-- Begin --

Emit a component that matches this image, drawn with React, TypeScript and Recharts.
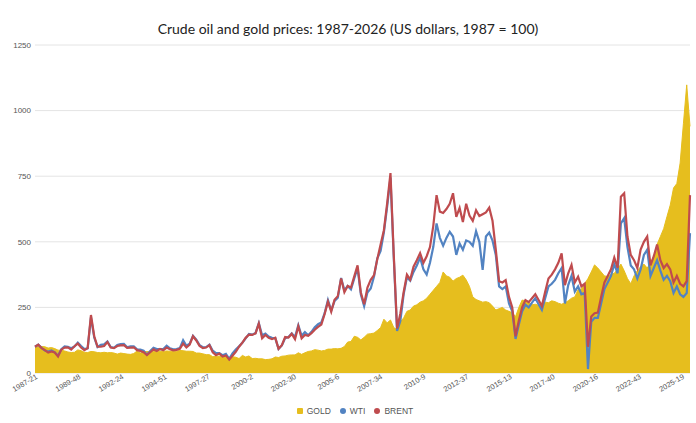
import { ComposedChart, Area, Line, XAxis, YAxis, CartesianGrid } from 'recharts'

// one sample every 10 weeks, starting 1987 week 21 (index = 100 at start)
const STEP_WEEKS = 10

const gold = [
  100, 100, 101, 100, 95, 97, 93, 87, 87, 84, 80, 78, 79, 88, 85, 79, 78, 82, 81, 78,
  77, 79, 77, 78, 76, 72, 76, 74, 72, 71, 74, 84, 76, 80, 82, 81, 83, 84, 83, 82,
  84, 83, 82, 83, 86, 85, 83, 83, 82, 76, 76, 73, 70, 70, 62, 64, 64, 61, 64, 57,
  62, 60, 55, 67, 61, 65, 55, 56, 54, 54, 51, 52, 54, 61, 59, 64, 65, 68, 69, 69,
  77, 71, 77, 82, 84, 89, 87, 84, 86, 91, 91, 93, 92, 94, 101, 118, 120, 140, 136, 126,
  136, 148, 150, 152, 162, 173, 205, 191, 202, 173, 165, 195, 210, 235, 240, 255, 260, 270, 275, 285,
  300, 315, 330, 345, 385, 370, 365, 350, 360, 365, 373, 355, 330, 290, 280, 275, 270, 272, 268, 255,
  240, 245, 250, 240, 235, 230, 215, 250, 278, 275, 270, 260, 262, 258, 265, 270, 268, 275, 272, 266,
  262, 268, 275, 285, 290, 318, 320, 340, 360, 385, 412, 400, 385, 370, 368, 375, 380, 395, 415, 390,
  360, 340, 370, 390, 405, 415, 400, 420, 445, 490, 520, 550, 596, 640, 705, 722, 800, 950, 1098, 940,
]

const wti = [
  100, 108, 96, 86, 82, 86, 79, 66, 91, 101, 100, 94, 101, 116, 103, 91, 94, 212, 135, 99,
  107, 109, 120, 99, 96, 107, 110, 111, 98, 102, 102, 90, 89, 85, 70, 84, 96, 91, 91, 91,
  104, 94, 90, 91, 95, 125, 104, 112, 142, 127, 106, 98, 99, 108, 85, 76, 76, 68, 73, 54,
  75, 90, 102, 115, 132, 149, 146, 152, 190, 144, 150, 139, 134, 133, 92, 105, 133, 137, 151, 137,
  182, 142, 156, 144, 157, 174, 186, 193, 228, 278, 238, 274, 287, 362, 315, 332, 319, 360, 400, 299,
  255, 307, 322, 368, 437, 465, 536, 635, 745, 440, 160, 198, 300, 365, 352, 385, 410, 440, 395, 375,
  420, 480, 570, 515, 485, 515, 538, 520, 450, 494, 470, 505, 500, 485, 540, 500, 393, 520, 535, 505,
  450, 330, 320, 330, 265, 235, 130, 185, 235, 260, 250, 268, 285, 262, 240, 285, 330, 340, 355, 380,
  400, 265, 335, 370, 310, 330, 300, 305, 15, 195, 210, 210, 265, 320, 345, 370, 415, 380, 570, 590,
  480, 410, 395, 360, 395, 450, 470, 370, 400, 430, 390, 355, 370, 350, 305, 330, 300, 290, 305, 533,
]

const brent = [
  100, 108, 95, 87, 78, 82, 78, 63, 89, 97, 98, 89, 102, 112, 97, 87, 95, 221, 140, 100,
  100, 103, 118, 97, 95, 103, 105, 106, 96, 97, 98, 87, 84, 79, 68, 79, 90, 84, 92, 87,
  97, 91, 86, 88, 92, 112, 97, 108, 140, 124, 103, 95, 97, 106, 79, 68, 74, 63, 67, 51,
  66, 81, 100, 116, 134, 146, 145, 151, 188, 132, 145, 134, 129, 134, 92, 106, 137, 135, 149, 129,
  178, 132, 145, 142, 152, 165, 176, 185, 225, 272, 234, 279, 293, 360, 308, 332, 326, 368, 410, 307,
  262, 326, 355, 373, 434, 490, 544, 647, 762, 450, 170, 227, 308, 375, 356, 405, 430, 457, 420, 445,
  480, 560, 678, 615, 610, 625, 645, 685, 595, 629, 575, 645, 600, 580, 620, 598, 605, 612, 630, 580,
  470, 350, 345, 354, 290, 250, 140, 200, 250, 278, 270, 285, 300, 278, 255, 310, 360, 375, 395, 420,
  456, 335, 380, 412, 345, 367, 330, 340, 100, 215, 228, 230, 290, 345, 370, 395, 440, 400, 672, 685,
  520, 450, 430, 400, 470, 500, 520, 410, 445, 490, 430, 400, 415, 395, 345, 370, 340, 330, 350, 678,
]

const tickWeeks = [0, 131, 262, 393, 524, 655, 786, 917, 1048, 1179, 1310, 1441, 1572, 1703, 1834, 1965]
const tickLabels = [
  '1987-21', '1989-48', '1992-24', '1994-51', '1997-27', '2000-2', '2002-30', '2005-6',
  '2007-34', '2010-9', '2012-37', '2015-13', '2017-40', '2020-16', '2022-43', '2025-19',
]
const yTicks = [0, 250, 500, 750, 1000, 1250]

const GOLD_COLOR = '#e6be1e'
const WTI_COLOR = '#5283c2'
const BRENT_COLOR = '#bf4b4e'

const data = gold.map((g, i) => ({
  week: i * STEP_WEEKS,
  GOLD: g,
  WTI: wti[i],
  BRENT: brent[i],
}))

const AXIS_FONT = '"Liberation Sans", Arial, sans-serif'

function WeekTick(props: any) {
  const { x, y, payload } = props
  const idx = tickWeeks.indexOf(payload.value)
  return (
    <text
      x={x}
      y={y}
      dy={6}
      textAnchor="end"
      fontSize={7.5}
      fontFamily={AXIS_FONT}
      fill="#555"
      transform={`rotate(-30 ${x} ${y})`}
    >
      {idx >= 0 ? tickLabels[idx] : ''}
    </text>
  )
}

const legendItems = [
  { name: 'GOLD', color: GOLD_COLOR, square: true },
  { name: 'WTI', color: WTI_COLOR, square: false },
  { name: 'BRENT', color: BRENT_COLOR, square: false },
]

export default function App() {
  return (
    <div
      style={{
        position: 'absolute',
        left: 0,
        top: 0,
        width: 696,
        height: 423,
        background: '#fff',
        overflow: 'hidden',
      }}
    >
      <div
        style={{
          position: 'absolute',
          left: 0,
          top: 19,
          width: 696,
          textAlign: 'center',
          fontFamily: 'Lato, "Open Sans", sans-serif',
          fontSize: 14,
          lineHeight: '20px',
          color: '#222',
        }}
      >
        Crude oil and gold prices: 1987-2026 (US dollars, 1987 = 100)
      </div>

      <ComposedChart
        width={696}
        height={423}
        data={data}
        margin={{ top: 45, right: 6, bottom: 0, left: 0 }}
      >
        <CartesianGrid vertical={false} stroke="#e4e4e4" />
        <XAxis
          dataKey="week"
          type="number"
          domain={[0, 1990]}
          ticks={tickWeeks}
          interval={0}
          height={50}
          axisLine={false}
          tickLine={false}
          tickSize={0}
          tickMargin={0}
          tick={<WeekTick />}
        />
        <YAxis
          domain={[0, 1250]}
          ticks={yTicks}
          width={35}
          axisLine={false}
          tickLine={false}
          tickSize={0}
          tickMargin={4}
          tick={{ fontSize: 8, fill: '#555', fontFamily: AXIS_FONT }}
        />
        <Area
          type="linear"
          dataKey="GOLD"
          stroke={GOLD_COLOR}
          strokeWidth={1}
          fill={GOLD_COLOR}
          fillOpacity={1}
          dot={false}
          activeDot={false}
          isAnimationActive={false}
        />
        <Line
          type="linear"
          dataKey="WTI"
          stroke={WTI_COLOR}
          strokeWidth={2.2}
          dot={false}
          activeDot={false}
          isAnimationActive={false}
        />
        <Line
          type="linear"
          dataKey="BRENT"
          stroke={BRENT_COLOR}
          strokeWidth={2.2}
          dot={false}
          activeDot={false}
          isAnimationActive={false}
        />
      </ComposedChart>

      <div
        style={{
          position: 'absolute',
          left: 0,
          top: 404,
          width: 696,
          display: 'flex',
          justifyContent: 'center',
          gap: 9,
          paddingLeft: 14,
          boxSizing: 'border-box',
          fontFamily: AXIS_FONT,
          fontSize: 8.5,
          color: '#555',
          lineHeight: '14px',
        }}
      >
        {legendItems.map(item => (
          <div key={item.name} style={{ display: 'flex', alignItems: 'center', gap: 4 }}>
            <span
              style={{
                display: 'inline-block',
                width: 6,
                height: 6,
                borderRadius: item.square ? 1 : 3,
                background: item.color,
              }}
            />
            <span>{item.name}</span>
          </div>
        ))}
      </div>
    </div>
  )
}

-- End --

Directions for this task.
Write out again exactly the lines from the start of the data above through the line containing "const STEP_WEEKS = 10", inclusive, excluding any pictures.

Finished exercise.
Emit a component that matches this image, drawn with React, TypeScript and Recharts.
import { ComposedChart, Area, Line, XAxis, YAxis, CartesianGrid } from 'recharts'

// one sample every 10 weeks, starting 1987 week 21 (index = 100 at start)
const STEP_WEEKS = 10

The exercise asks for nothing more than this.